Dr Jessica Hutchings (Ngāi Tahu, Ngāti Huirapa, Gujarati), Kaupapa Māori Research Leader in the fields of environmental and Indigenous studies, Hua Parakore (Māori organic) farmer and researcher for Te Waka Kai Ora, Māori Organics Aotearoa, reflects on the importance of the Māori food sovereignty movement and the significance of Matariki in mindful food consumption and hauora.

Matariki provides an important opportunity for us all, students, teachers, whānau, communities, farmers and those of us who grow our own food, to consider sustainable food practices and how we can best act as kaitiaki of land and water in the ways that we grow and consume nourishment.

For Māori, it is also an opportunity to consider the Māori food sovereignty framework, and how we can be self-sufficient and sustainable in our food consumption as whānau, and as a community.

Traditionally, Matariki has been a time for Māori to remember our ancestors, those who have passed away, but also to focus energies on our relationship to whānau and to give thanks for harvested crops and other food sources. As such, it is also a perfect opportunity to consider food sovereignty.

Te Waka Kai Ora asks whānau and hapū across Aotearoa to consider what it would mean to create food secure futures for Māori. How we can better support the small number of Māori organic and hua parakore growers here in Aotearoa, connect back to our own traditional foods through our own food cultures during Matariki, and create sustainable food systems through supporting a Māori food economy?

In order to support a Māori food economy, we need to take a step out of the dominant chain supermarkets, and we need to be looking at buying our food first and foremost through Māori producers. We need to encourage and support Māori agri-business, and a transition to organics, to hua parakore, or biologics, and more sustainable forms of farming.

Matariki is also an excellent time for whānau to create food plans for the year, and to be more mindful of our consumption, of how and what we eat, and where we source our kai from.

To create a food plan is to not live week-by-week in our consumption, but to think about participating in a sustainable food system which requires planning. To think about what we might want to do over the next 12 months as we come into Matariki and how we have been engaging with our food system.

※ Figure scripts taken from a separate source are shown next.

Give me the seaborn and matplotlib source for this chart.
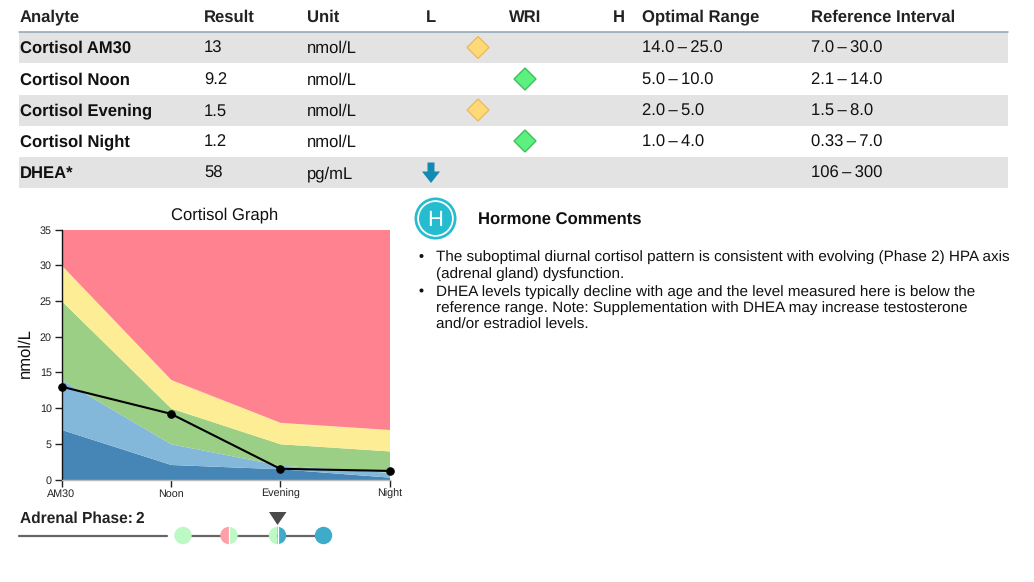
import matplotlib
matplotlib.use("Agg")
import matplotlib.pyplot as plt
from matplotlib.patches import Rectangle, Circle, Wedge, Polygon
import numpy as np
import pandas as pd
import seaborn as sns

sns.set_theme(style="white")
plt.rcParams['font.family'] = ['Liberation Sans', 'DejaVu Sans']
plt.rcParams['text.hinting'] = 'none'

# ---- data ----
headers = ["Analyte", "Result", "Unit", "L", "WRI", "H", "Optimal Range", "Reference Interval"]
analytes = ["Cortisol AM30", "Cortisol Noon", "Cortisol Evening", "Cortisol Night", "DHEA*"]
results = ["13", "9.2", "1.5", "1.2", "58"]
units = ["nmol/L", "nmol/L", "nmol/L", "nmol/L", "pg/mL"]
status = ["mid", "wri", "mid", "wri", "low"]
optimal = ["14.0\u2009–\u200925.0", "5.0\u2009–\u200910.0", "2.0\u2009–\u20095.0", "1.0\u2009–\u20094.0", ""]
reference = ["7.0\u2009–\u200930.0", "2.1\u2009–\u200914.0", "1.5\u2009–\u20098.0", "0.33\u2009–\u20097.0", "106\u2009–\u2009300"]

times = ["AM30", "Noon", "Evening", "Night"]
measured = [13, 9.2, 1.5, 1.2]
ref_low = [7, 2.1, 1.5, 0.33]
opt_low = [14, 5, 2, 1]
opt_high = [25, 10, 5, 4]
ref_high = [30, 14, 8, 7]
y_max = [35, 35, 35, 35]
y_ticks = [0, 5, 10, 15, 20, 25, 30, 35]

comments = [
    ["The suboptimal diurnal cortisol pattern is consistent with evolving (Phase 2) HPA axis",
     "(adrenal gland) dysfunction."],
    ["DHEA levels typically decline with age and the level measured here is below the",
     "reference range. Note: Supplementation with DHEA may increase testosterone",
     "and/or estradiol levels."],
]

W, H = 1034, 582
fig = plt.figure(figsize=(W / 100, H / 100), dpi=100, facecolor="white")
PT = 72 / 100  # points per pixel

# overlay in pixel coordinates
ov = fig.add_axes([0, 0, 1, 1], zorder=0)
ov.set_xlim(0, W)
ov.set_ylim(H, 0)
ov.axis("off")

# ---- table ----
col_x = {"Analyte": 20, "Result": 204, "Unit": 306.5, "L": 431, "WRI": 525, "H": 619,
         "Optimal Range": 642, "Reference Interval": 811}
TXT = "#111111"
fs = 16.6 * PT
for h in headers:
    ha = "center" if h in ("L", "WRI", "H") else "left"
    ov.text(col_x[h], 21.5, h, fontsize=fs, fontweight="bold", ha=ha, va="baseline", color="#222222")
ov.plot([19, 1008], [31.5, 31.5], color="#8fa3b3", lw=1.1)

row_y = [47.5, 79, 110, 141, 172.5]
for i, y in enumerate(row_y):
    if i % 2 == 0:
        ov.add_patch(Rectangle((19, y - 15.5), 989, 31, fc="#e3e3e3", ec="none", zorder=0))
    b = y + 5.5
    ov.text(20, b, analytes[i], fontsize=fs, fontweight="bold", va="baseline", color=TXT)
    ov.text(204, b, results[i], fontsize=fs, va="baseline", color=TXT)
    ov.text(306.5, b, units[i], fontsize=fs, va="baseline", color=TXT)
    ov.text(642, b, optimal[i], fontsize=fs, va="baseline", color=TXT)
    ov.text(811, b, reference[i], fontsize=fs, va="baseline", color=TXT)
    s = status[i]
    if s == "mid":
        ov.add_patch(Polygon([(478, y - 11), (489, y), (478, y + 11), (467, y)],
                             fc="#ffd977", ec="#e8bc62", lw=1))
    elif s == "wri":
        ov.add_patch(Polygon([(525, y - 11), (536, y), (525, y + 11), (514, y)],
                             fc="#5cf07e", ec="#3fbf60", lw=1))
    else:
        ov.add_patch(Polygon([(427.5, y - 10), (434.5, y - 10), (434.5, y - 1), (440, y - 1),
                              (431, y + 10.5), (422, y - 1), (427.5, y - 1)],
                             fc="#1489b3", ec="none"))

# ---- chart ----
ax = fig.add_axes([61.5 / W, 1 - 479.5 / H, (389.5 - 61.5) / W, (479.5 - 229.5) / H], zorder=2)
ax.patch.set_alpha(0)
x = np.arange(len(times))
ax.fill_between(x, 0, ref_low, color="#4686b7", lw=0)
ax.fill_between(x, ref_low, opt_low, color="#84b8da", lw=0)
ax.fill_between(x, opt_low, opt_high, color="#9bcf85", lw=0)
ax.fill_between(x, opt_high, ref_high, color="#fdee95", lw=0)
ax.fill_between(x, ref_high, y_max, color="#ff8291", lw=0)
df = pd.DataFrame({"t": x, "v": measured})
sns.lineplot(data=df, x="t", y="v", ax=ax, color="black", lw=1.5, marker="o",
             markersize=5.4, markeredgecolor="black", clip_on=False, zorder=5)
ax.set_xlim(0, 3)
ax.set_ylim(0, 35)
ax.set_xticks(x, times)
ax.set_yticks(y_ticks)
ax.set_xlabel("")
ax.set_ylabel("")
ax.tick_params(axis="both", length=5, width=1, color="#222222", labelsize=10.7 * PT,
               labelcolor="#222222", pad=2, left=True, bottom=True)
for s in ("top", "right"):
    ax.spines[s].set_visible(False)
ax.spines["left"].set(color="#111111", lw=1)
ax.spines["bottom"].set(color="#bbbbbb", lw=1)
ov.text(25, 353, "nmol/L", fontsize=16.6 * PT, rotation=90, ha="center", va="center", color="#111111")
ov.text(224.5, 219, "Cortisol Graph", fontsize=16.6 * PT, ha="center", va="baseline", color="#111111")

# ---- adrenal phase ----
ov.text(20, 523, "Adrenal Phase:", fontsize=15.5 * PT, fontweight="bold", va="baseline", color="#222222")
ov.text(135, 523, "2", fontsize=15.5 * PT, fontweight="bold", va="baseline", color="#222222")
ov.plot([19, 167], [535.5, 535.5], color="#666666", lw=1.6)
ov.plot([183, 323], [535.5, 535.5], color="#666666", lw=1.6)
GREEN, PINK, BLUE = "#bcf9c4", "#ff9fa8", "#3fabcb"
R = 8.7
ov.add_patch(Circle((183, 535.5), R, fc=GREEN, ec="none", zorder=3))
ov.add_patch(Wedge((229, 535.5), R, 90, 270, fc=PINK, ec="none", zorder=3))
ov.add_patch(Wedge((229, 535.5), R, -90, 90, fc=GREEN, ec="none", zorder=3))
ov.plot([229, 229], [526.5, 544.5], color="white", lw=0.9, zorder=4)
ov.add_patch(Wedge((277.5, 535.5), R, 90, 270, fc=GREEN, ec="none", zorder=3))
ov.add_patch(Wedge((277.5, 535.5), R, -90, 90, fc=BLUE, ec="none", zorder=3))
ov.plot([277.5, 277.5], [526.5, 544.5], color="white", lw=0.9, zorder=4)
ov.add_patch(Circle((323.5, 535.5), R, fc=BLUE, ec="none", zorder=3))
ov.add_patch(Polygon([(269, 512), (286.5, 512), (277.5, 525)], fc="#4a4a4a", ec="none"))

# ---- comments ----
ov.add_patch(Circle((435.5, 218.5), 21, fc="#26bccf", ec="none"))
ov.add_patch(Circle((435.5, 218.5), 18.3, fc="white", ec="none"))
ov.add_patch(Circle((435.5, 218.5), 16.5, fc="#26bccf", ec="none"))
ov.text(435.5, 226, "H", fontsize=22 * PT, color="white", ha="center", va="baseline")
ov.text(477.5, 224.5, "Hormone Comments", fontsize=16.6 * PT, fontweight="bold", va="baseline", color="#111111")

y = 261
cfs = 15.2 * PT
for para in comments:
    ov.add_patch(Circle((421.5, y - 5), 2.0, fc="#111111", ec="none"))
    for line in para:
        ov.text(435.5, y, line, fontsize=cfs, va="baseline", color="#111111")
        y += 16.5
    y += 1.5

fig.savefig("out.png", dpi=100)
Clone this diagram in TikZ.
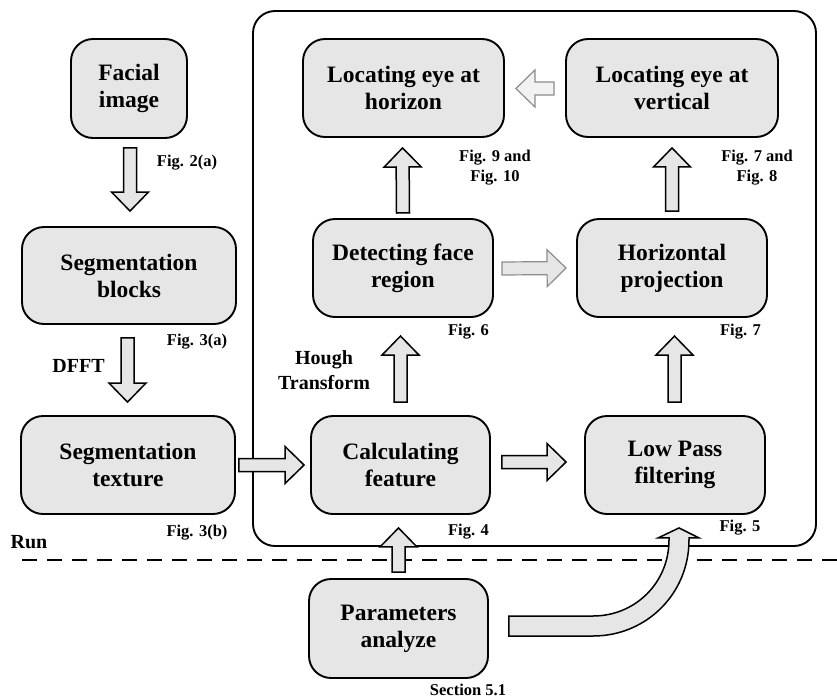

Physical health for Māori is about being connected to the whenua. When we engage in Māori food systems, and when we are eating produce from Māori growers, or a particular hua parakore organic produce, we are not only getting the benefit of that hua (produce), but we are also getting those connected benefits of eating food from the land that’s being grown in a kaupapa Māori way.

Through Māori food sovereignty and hua parakore we can bring kaupapa Māori back into food production for the benefit and hauora of ourselves, our whānau and communities.